*YOUR OBJECTIVE:*
Any pictures in the records below must be left out when you repeat the lines from the line containing "Emit a Python" through the line containing "import pandas as pd" exactly.

*DATA PROVIDED:*
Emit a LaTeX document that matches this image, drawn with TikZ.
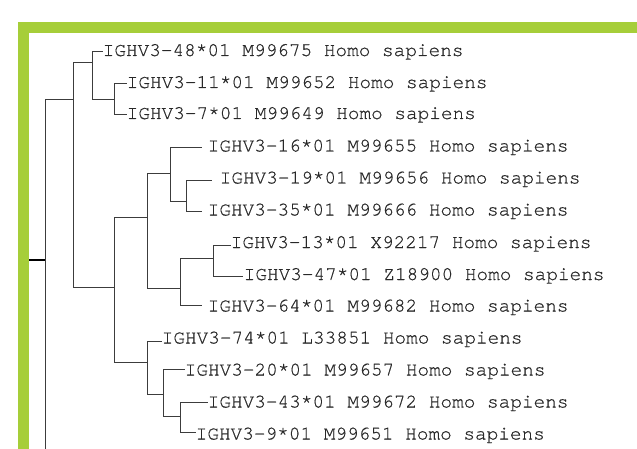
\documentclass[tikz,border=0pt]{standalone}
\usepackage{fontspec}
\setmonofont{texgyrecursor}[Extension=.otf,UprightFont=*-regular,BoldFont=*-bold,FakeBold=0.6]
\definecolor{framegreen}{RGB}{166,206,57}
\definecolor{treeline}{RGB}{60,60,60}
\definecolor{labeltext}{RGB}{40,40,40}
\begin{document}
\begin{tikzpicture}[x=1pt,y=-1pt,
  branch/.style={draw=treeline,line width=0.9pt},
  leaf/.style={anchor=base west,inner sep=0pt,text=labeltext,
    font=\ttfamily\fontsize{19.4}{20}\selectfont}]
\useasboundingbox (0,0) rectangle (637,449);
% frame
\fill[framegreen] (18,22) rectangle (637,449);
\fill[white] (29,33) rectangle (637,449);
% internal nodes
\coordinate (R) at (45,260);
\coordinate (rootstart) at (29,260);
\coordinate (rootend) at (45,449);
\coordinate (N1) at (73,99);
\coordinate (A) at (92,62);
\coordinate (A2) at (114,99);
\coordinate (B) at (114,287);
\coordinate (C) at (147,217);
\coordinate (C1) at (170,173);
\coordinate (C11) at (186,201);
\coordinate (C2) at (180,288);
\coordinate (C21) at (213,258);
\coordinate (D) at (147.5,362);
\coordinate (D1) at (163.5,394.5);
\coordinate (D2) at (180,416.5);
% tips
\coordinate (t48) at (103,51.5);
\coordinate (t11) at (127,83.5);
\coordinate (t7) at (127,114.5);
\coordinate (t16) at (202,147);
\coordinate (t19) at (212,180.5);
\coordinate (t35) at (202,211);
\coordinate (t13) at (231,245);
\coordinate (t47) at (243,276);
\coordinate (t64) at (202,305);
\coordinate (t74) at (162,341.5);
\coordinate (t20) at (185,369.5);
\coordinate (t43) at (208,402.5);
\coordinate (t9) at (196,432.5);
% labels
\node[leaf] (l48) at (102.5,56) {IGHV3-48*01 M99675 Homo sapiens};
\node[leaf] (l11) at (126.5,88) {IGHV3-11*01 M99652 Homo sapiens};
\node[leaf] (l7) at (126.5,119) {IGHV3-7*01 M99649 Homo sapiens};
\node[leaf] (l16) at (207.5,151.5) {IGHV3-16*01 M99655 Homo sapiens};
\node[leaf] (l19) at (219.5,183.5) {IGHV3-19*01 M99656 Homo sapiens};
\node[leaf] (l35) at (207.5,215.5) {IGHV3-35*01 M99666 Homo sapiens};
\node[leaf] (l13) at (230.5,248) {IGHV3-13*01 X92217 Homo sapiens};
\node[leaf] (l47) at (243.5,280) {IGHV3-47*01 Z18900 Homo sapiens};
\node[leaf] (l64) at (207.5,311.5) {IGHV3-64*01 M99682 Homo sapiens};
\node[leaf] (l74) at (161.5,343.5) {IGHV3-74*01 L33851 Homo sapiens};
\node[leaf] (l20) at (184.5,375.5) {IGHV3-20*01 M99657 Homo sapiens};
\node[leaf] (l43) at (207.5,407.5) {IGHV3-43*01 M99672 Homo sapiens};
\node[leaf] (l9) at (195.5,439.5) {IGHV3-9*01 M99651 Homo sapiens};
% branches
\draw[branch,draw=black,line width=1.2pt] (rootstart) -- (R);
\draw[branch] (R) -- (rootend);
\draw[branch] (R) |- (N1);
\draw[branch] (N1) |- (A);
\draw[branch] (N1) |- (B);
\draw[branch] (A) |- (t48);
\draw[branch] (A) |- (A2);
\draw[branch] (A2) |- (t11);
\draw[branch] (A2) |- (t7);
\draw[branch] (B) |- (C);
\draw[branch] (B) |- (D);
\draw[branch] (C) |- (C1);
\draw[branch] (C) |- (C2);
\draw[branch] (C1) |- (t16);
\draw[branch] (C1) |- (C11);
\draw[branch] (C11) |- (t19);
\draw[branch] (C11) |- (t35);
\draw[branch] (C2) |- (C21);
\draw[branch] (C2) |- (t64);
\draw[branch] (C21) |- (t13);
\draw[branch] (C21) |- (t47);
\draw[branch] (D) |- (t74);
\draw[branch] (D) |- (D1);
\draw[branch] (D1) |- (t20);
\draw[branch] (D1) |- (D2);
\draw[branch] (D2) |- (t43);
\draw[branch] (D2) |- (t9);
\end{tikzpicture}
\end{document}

--

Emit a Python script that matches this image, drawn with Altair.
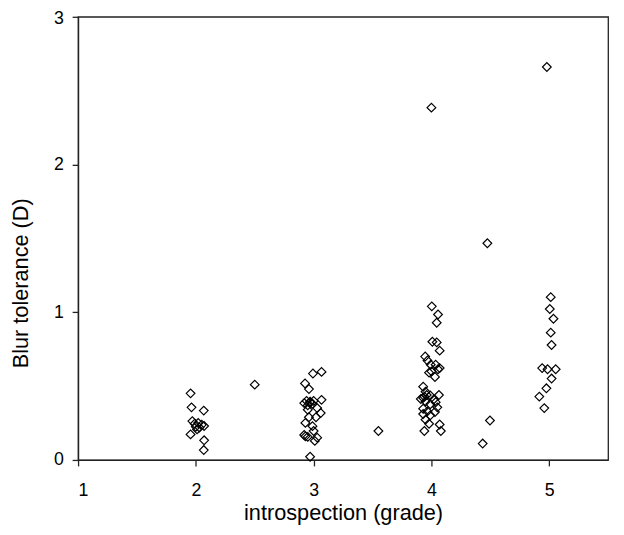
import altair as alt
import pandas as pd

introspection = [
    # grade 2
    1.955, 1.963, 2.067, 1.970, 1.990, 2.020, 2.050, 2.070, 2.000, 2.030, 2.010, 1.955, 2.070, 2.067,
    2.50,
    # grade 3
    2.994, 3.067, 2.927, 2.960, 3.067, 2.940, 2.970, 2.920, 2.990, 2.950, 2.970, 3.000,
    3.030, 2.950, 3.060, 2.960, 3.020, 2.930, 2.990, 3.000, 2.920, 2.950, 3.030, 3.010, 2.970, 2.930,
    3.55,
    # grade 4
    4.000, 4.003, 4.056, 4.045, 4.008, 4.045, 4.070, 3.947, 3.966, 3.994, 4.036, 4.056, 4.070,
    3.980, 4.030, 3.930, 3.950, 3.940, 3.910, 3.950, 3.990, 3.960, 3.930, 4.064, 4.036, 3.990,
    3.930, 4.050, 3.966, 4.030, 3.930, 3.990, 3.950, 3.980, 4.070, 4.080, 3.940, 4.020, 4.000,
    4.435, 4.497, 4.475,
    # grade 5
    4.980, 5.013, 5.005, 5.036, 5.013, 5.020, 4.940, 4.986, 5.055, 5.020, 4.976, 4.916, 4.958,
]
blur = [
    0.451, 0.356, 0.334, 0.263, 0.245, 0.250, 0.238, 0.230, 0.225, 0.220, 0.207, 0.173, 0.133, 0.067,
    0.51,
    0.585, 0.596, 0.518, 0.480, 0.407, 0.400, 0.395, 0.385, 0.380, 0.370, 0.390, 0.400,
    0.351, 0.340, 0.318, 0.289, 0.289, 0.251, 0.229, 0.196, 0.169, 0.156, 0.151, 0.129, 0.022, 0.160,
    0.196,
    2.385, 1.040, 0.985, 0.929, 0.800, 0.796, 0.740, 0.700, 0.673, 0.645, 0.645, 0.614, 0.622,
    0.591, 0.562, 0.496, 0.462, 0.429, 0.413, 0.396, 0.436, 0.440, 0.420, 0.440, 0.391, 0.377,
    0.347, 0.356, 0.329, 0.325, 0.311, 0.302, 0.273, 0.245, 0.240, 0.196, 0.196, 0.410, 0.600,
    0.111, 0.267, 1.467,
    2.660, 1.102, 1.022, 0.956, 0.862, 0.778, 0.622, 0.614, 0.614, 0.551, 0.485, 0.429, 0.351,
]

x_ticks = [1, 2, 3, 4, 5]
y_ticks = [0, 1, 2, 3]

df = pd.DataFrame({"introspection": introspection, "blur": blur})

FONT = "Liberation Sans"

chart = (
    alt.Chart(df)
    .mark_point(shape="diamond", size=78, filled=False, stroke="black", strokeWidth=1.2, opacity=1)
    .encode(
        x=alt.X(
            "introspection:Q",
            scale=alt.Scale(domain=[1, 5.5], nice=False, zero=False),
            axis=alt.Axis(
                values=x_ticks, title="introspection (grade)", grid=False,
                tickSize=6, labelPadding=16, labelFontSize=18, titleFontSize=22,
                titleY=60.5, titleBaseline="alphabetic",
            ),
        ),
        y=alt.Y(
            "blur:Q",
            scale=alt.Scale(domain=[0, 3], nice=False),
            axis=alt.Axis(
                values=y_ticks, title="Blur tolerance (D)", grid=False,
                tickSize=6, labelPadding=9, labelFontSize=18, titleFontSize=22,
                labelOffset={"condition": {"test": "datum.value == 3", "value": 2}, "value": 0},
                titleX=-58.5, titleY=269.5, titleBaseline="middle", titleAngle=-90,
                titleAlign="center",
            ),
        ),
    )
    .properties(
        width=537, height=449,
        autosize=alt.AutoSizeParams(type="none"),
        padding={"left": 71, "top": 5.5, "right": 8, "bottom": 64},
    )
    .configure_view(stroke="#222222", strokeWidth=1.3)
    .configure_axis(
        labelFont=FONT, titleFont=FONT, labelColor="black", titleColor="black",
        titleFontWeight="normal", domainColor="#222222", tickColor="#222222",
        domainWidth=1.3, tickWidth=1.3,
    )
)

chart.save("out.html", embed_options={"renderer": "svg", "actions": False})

* * *

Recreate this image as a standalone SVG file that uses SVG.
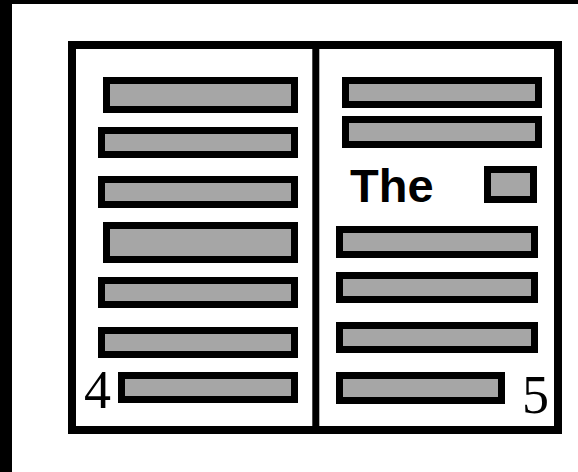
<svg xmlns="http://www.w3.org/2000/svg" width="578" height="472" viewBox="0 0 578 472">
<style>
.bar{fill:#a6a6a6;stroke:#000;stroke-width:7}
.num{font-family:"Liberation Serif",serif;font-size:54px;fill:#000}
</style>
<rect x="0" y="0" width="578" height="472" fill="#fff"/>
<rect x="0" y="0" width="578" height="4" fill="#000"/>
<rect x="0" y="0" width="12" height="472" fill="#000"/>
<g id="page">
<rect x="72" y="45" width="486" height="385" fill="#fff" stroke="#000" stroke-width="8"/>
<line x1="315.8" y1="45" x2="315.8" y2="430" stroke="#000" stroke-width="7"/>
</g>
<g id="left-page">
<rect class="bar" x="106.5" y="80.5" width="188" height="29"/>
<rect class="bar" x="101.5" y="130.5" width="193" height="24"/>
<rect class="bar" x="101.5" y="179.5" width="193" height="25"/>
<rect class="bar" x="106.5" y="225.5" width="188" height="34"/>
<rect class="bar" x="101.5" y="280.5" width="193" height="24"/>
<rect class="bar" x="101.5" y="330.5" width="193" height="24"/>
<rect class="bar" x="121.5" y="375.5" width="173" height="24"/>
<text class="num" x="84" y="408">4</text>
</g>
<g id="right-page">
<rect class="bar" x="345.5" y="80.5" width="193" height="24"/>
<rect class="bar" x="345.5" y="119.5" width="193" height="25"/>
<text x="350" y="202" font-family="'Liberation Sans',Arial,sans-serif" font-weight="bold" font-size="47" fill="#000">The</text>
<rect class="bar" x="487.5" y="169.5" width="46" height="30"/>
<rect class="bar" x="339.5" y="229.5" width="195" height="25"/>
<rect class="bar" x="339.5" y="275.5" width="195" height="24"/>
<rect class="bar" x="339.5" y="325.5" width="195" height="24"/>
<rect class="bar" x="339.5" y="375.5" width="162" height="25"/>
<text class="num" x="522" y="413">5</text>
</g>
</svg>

*ANSWER IN FULL:*
Emit a Python script that matches this image, drawn with Altair.
import altair as alt
import pandas as pd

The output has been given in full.